Bruce said the Harper community has been in shock and grieving since hearing about Stettner's death.
"His classroom had no walls," Bruce said Thursday. "He wanted his students to experience what he was teaching them. And so one of the most frequent ways was you'd see Craig on campus with a class full of students in waders with nets and buckets. They'd be out to the Harper pond collecting specimens or they'd be traveling to the Harper prairie to do some observing."
Stettner was preparing to lead a group of Harper students in field research in the Costa Rican rain forest from Jan. 3 to 13 for the short-term study-abroad program, which Bruce said has been canceled.

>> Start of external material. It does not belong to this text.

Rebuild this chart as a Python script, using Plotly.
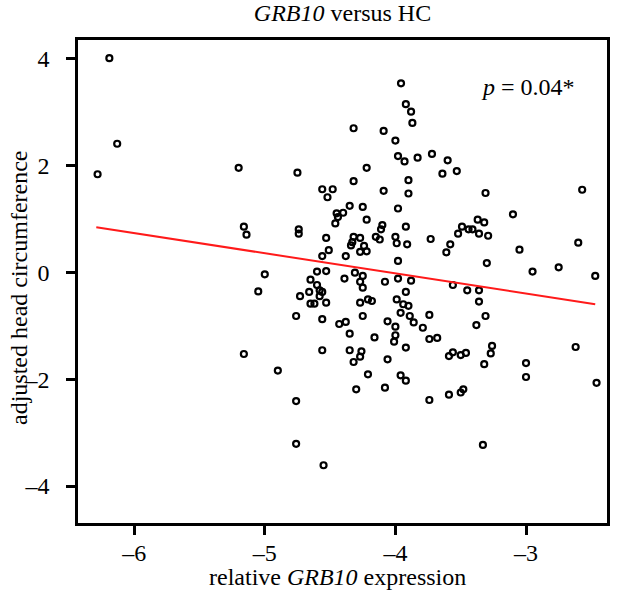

The students were to volunteer at a wild animal rescue center, attend lectures and spend five evenings at a tropical rain forest field station as part of their learning.
Bruce said Stettner headed at least 10 trips to Costa Rica for Harper students.
Harper College President Ken Ender expressed his condolences to Stettner's family. He said the instructor inspired his students.
"He was an excellent teacher, an invaluable colleague and a friend to all who worked with him," Ender said in a statement.
In 2013, Stettner was honored by Citizens for Conservation in Barrington for the many years he led Harper students in volunteering for local environmental organizations to cut brush, pull weeds and restore spaces to benefit nature. He received the William H. Miller Conservation Award -- the Barrington group's highest honor.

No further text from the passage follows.